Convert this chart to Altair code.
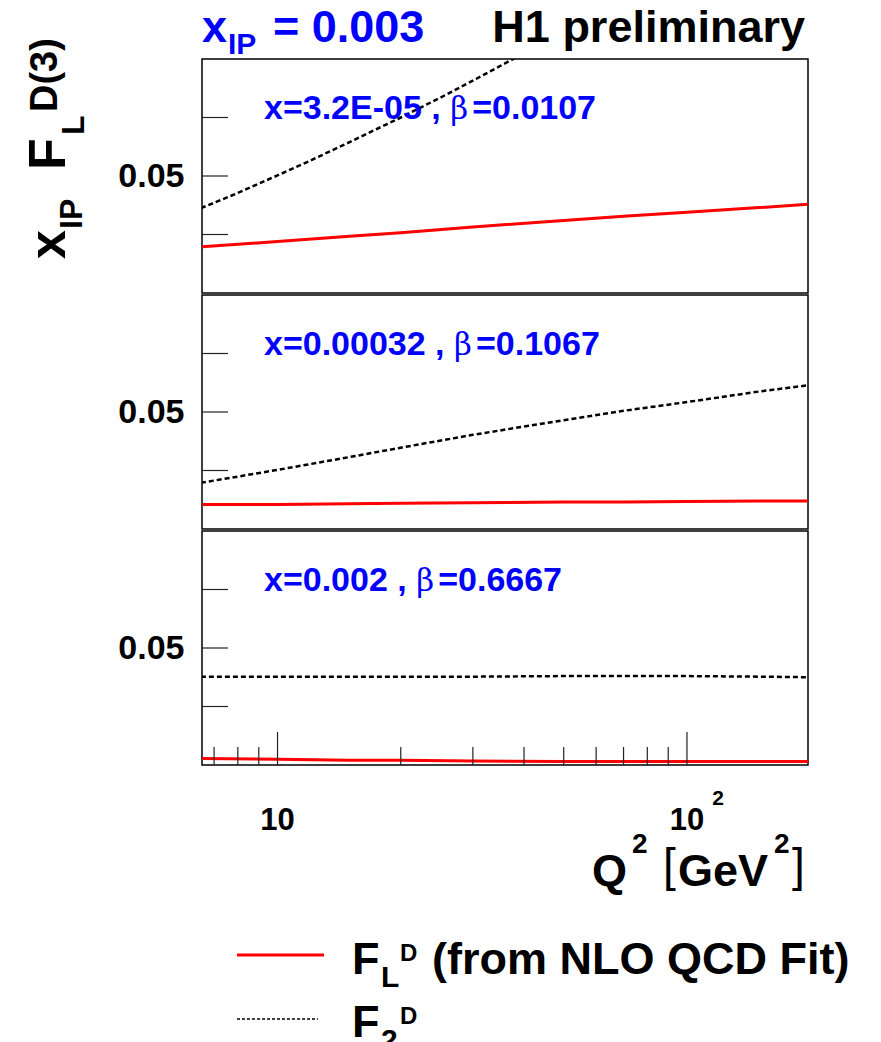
import altair as alt
import pandas as pd

# ---------------- data ----------------
q2 = [6.5, 10, 15, 20, 30, 50, 70, 100, 150, 200]

# panel 1 : x=3.2E-05, beta=0.0107
fl_1 = [0.0379, 0.0388, 0.0397, 0.0403, 0.0413, 0.0424, 0.0431, 0.0438, 0.0446, 0.0452]
q2_f2_1 = [6.5, 8, 10, 12, 15, 20, 25, 30, 40]
f2_1 = [0.0445, 0.0471, 0.0501, 0.0526, 0.0558, 0.0600, 0.0634, 0.0663, 0.0710]

# panel 2 : x=0.00032, beta=0.1067
fl_2 = [0.0342, 0.0342, 0.0343, 0.0344, 0.0345, 0.0346, 0.0346, 0.0347, 0.0348, 0.0348]
f2_2 = [0.0379, 0.0401, 0.0423, 0.0439, 0.0461, 0.0486, 0.0502, 0.0517, 0.0535, 0.0546]

# panel 3 : x=0.002, beta=0.6667
fl_3 = [0.0311, 0.0310, 0.0308, 0.0308, 0.0307, 0.0306, 0.0306, 0.0306, 0.0306, 0.0306]
f2_3 = [0.0451, 0.0451, 0.0451, 0.0451, 0.0451, 0.0452, 0.0452, 0.0452, 0.0451, 0.0450]

x_bins = ["x=3.2E-05 , ", "x=0.00032 , ", "x=0.002 , "]
betas = ["=0.0107", "=0.1067", "=0.6667"]

y_ticks = [0.04, 0.05, 0.06]
y_label_vals = [0.05]
x_minor = [7, 8, 9, 20, 30, 40, 50, 60, 70, 80, 90]
x_major = [10, 100]
x_major_labels = ["10", "10"]

# ---------------- styling ----------------
W, H = 606, 234
XDOM = [6.54, 197.5]
YDOM = [0.03, 0.07]
SANS = "Liberation Sans"
BLUE = "#0000ff"

# Liberation Sans Bold advance widths (em)
AW = {'x': .556, '=': .584, '.': .278, 'E': .667, '-': .333, ' ': .278, ',': .278}
for d in "0123456789":
    AW[d] = .556


def a_width(s, size):
    return sum(AW.get(c, .6) for c in s) * size


xs = alt.Scale(type='log', domain=XDOM)
ys = alt.Scale(domain=YDOM)
yaxis = alt.Axis(values=y_label_vals, format='.2f', ticks=False, domain=False, grid=False,
                 labelFont=SANS, labelFontSize=34, labelFontWeight='bold', labelColor='black',
                 labelPadding=18, labelBaseline='middle', title=None)
X = alt.X('q:Q', scale=xs, axis=None)
Y = alt.Y('v:Q', scale=ys, axis=yaxis)


def txt(text, x, y, size, font=SANS, color='black', weight='bold', align='left', angle=None):
    kw = dict(align=align, baseline='alphabetic', font=font, fontSize=size,
              fontWeight=weight, color=color)
    if angle is not None:
        kw['angle'] = angle
    return alt.Chart(pd.DataFrame({'t': [text]})).mark_text(**kw).encode(
        x=alt.value(x), y=alt.value(y), text='t:N')


def panel(idx, fl_v, f2_q, f2_v):
    layers = []
    top = idx == 0
    # invisible anchor fixing the left / top extent of every panel
    layers.append(alt.Chart(pd.DataFrame({'a': [0]})).mark_rule(color='white', strokeWidth=1).encode(
        x=alt.value(-192), x2=alt.value(-191),
        y=alt.value(-53 if top else 100), y2=alt.value(-52 if top else 101)))
    layers.append(alt.Chart(pd.DataFrame({'v': y_ticks})).mark_rule(color='#222', strokeWidth=1.2).encode(
        y=Y, x=alt.value(0), x2=alt.value(26)))
    layers.append(alt.Chart(pd.DataFrame({'q': f2_q, 'v': f2_v})).mark_line(
        color='black', strokeWidth=2.5, strokeDash=[5, 3], clip=True).encode(x=X, y=Y))
    layers.append(alt.Chart(pd.DataFrame({'q': q2, 'v': fl_v})).mark_line(
        color='red', strokeWidth=3, clip=True).encode(x=X, y=Y))
    # bin annotation
    fs = 34
    bx = 62 + a_width(x_bins[idx], fs)
    layers.append(txt(x_bins[idx], 62, 60, fs, color=BLUE))
    layers.append(txt("β", bx, 60, 31, font="DejaVu Serif", weight='normal', color=BLUE))
    layers.append(txt(betas[idx], bx + 22, 60, fs, color=BLUE))

    if top:
        layers.append(txt("x", 0, -17, 45, color=BLUE))
        layers.append(txt("IP", 26, -5, 30, color=BLUE))
        layers.append(txt("= 0.003", 71, -17, 45, color=BLUE))
        layers.append(txt("H1 preliminary", 603, -17, 45, align='right'))
        # rotated y title
        layers.append(txt("x", -137, 200, 52, angle=270))
        layers.append(txt("IP", -120, 170, 32, angle=270))
        layers.append(txt("F", -137, 111, 52, angle=270))
        layers.append(txt("L", -118, 76, 32, angle=270))
        layers.append(txt("D(3)", -145, 53, 38, angle=270))

    if idx == 2:
        layers.append(alt.Chart(pd.DataFrame({'q': x_minor})).mark_rule(color='#222', strokeWidth=1.2).encode(
            x=X, y=alt.value(H), y2=alt.value(H - 18)))
        layers.append(alt.Chart(pd.DataFrame({'q': x_major})).mark_rule(color='#222', strokeWidth=1.2).encode(
            x=X, y=alt.value(H), y2=alt.value(H - 33)))
        layers.append(alt.Chart(pd.DataFrame({'q': x_major, 't': x_major_labels})).mark_text(
            font=SANS, fontSize=31, fontWeight='bold', color='black', align='center', baseline='alphabetic').encode(
            x=X, y=alt.value(299), text='t:N'))
        layers.append(alt.Chart(pd.DataFrame({'q': [100], 't': ["2"]})).mark_text(
            font=SANS, fontSize=21, fontWeight='bold', color='black', align='center', baseline='alphabetic', dx=31).encode(
            x=X, y=alt.value(274), text='t:N'))
        # axis title Q^2 [GeV^2]
        layers.append(txt("Q", 390, 355, 45))
        layers.append(txt("2", 430, 322, 28))
        layers.append(txt("[", 461, 350, 46, weight='normal'))
        layers.append(txt("GeV", 476, 355, 45))
        layers.append(txt("2", 572, 322, 28))
        layers.append(txt("]", 590, 350, 46, weight='normal'))
        # legend
        layers.append(alt.Chart(pd.DataFrame({'a': [0]})).mark_rule(color='red', strokeWidth=3).encode(
            x=alt.value(35), x2=alt.value(122), y=alt.value(424)))
        layers.append(alt.Chart(pd.DataFrame({'a': [0]})).mark_rule(color='black', strokeWidth=1.6, strokeDash=[3, 2]).encode(
            x=alt.value(35), x2=alt.value(116), y=alt.value(488)))
        layers.append(txt("F", 150, 443, 45))
        layers.append(txt("L", 179, 456, 30))
        layers.append(txt("D", 198, 430, 24))
        layers.append(txt("(from NLO QCD Fit)", 230, 443, 45))
        layers.append(txt("F", 150, 506, 45))
        layers.append(txt("2", 179, 519, 30))
        layers.append(txt("D", 198, 493, 24))

    return alt.layer(*layers).properties(width=W, height=H)


p1 = panel(0, fl_1, q2_f2_1, f2_1)
p2 = panel(1, fl_2, q2, f2_2)
p3 = panel(2, fl_3, q2, f2_3)

chart = alt.vconcat(p1, p2, p3, spacing=0).properties(
    padding={"top": -4, "left": 0, "right": 0, "bottom": 0}, background='white'
).configure_view(stroke='black', strokeWidth=1.5)

chart.save("out.html", embed_options={"renderer": "svg", "actions": False})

-=-=-=-=-

Task requirements
Please take the lines from the beginning of the data above through the line holding "100, 150, 200]" and transcribe them exactly, without any pictures.

Full response
Convert this chart to Altair code.
import altair as alt
import pandas as pd

# ---------------- data ----------------
q2 = [6.5, 10, 15, 20, 30, 50, 70, 100, 150, 200]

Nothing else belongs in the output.